● Your task: Search the material for "seaborn" and show all lines that contain it.

____

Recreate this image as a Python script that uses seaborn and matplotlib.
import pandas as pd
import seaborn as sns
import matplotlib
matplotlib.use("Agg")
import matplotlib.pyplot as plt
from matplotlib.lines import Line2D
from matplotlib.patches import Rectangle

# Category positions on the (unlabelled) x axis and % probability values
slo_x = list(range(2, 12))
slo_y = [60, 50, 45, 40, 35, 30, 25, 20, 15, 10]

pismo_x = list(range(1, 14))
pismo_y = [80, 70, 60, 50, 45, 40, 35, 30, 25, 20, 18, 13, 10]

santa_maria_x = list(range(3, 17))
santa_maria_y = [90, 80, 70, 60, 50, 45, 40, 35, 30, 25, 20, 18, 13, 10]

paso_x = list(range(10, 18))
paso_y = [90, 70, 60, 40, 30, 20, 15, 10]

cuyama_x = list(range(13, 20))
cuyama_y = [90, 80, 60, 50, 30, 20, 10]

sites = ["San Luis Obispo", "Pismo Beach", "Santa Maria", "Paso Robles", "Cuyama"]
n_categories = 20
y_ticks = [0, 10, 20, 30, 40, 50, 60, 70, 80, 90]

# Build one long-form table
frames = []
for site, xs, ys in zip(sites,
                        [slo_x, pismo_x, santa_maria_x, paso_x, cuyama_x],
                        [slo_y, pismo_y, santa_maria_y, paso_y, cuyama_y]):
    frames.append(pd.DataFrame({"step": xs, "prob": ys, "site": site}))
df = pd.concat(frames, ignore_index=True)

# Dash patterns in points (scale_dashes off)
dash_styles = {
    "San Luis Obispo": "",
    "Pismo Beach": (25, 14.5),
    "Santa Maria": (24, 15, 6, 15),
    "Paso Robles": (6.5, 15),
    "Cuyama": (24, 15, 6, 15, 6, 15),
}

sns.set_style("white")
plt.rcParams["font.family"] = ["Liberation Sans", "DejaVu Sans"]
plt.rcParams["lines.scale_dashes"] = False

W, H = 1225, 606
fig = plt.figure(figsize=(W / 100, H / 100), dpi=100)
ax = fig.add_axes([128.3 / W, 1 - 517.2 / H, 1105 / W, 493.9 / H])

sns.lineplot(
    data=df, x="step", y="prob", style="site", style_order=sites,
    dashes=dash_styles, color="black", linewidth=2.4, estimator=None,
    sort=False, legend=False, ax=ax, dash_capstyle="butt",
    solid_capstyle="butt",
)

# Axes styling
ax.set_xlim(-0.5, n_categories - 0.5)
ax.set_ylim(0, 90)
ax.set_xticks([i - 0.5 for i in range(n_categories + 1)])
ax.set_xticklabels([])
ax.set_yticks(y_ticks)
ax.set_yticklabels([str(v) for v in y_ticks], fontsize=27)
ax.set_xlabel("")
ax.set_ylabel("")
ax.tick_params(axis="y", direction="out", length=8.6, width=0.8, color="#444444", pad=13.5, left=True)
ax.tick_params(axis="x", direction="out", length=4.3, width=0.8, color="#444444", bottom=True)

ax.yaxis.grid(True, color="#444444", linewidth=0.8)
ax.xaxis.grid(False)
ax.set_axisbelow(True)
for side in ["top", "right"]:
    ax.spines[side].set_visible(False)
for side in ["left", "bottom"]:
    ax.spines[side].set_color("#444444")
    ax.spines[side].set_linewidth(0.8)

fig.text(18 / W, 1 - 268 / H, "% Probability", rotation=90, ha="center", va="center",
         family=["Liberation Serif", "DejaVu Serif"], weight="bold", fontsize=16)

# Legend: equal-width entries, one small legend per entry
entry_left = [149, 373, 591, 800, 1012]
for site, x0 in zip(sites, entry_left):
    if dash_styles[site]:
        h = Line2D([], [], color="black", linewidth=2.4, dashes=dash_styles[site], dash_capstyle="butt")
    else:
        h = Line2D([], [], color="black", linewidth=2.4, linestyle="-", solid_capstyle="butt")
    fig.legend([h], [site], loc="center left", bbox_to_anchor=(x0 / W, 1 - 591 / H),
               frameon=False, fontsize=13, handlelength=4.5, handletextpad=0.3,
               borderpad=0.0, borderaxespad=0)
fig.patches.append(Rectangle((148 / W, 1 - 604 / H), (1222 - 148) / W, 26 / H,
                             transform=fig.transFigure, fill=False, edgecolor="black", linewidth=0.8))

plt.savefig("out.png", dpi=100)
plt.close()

____

● Final result:
Recreate this image as a Python script that uses seaborn and matplotlib.
import seaborn as sns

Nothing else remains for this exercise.